Hotels: As with travelling by car, I really only recommend this option if you're in a group and splitting the cost. Even then, you're most likely going to be paying double or triple what you'd be paying at a hostel. Unless you know someone in the industry with a significant discount, you should opt for one of the hostels.
With Friends: Really the best option if you're alone or in a group and it's available to you. If you're travelling as a couple...well, crashing on your buddy's couch for more than a night or two might get old. If your gracious host is still working while you are on vacation/visiting, that might also be a negative. A combo of a buddy's house + a few nights at a hostel is also a great idea.
Couchsurfing: I've never couchsurfed myself, but I hear it's great fun if you're up for it.

Getting Around

(1) Public Transit: San Francisco has one of the best public transit systems in the country. Please, I beg of you, use it. If you're only going for a day or two opt for a day pass.
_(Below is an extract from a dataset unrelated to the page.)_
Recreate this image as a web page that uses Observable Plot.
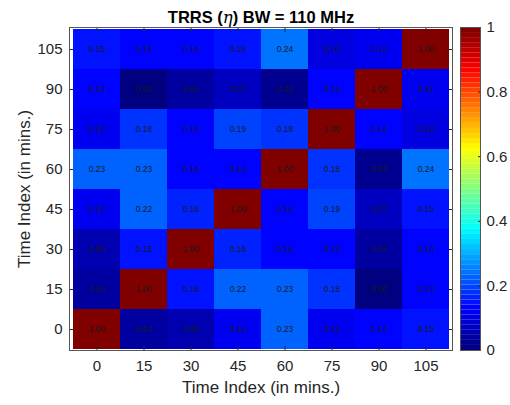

If you're staying more than a few days, go ahead and opt for the 3 or 7 day Muni Pass. MUNI is the bus/light rail system that covers pretty much the entire city. BART covers a few major stations in San Francisco, and a significant chunk of the East Bay.
(2) Your Feet: San Francisco has a land area of less than 50 square miles. You can walk most places. Unless the hill is too steep or your feet are too tired. Then you can hop on MUNI.
(3) Taxis: Please don't take cabs unless you're somehow nowhere near a bus stop and it's really late at night and you're to tired/drunk to stumble back to your lodging.

What to See
(1) Museums: If you go during the first week of the month, you can get into some of the best museums for free, not to mention the San Francisco Zoo. Here's a guide to their usual admission prices:

Free on the First Tuesday of the Month
SF Museum of Modern Art (MOMA): $12.50 Adult / $7 Student
Asian Art Museum: $12 Adult / $7 Student
Legion of Honor (Fine Arts Museum): $10 Adult
de Young (Fine Arts Museum in GG Park): $10 Adult / $6 Student + any special exhibition fees
Yerba Buena Center for the Arts: $7 Adult / $5 Student
Cartoon Art Museum: $6 Adult / $4 Student
Museum of Craft & Folk Art: $5 Adult
Conservatory of Flowers (in GG Park): $5 Adult / $3 Student
California Historical Society: $3 Adult / $1 Student

Free on the First Wednesday of the Month
California Academy of Sciences: closed until September 2008
Exploratorium: $14 Adult / $11 Student
San Francisco Zoo: $11 Adults

I've only profiled the first week of the month because that's when most of the "big ones" are free. Don't go to a museum just because it's free, check out their websites, figure out which ones you'd most like to visit, then make your decisions based on normal admission fees. Many museums are cheap if you've got a student ID, so there's a little more wiggle room there.
(2) Landmarks: The Golden Gate Bridge, Fisherman's Wharf, Lombard Street, The Full House House (Alamo Square), the Palace of Fine Arts, Coit Tower, the list goes on and on, and most of them are free. Some San Francisco landmarks can be visited with little fear of someone waving an overpriced t-shirt in your face. Some (read: Fisherman's Wharf) cannot. Here's the thing about Fisherman's Wharf, it can be a lot of fun, and there's a lot of to see, but most of it is insanely overpriced and not really very interesting. Go for the Sea Lions though, and stand across the street and watch the Bushman scare the crap out of the other tourists. Just please don't buy any stupid overpriced Alcatraz souvenirs. If you realllly want an "Alcatraz Escapee" shirt that you'll never wear, check a local Goodwill.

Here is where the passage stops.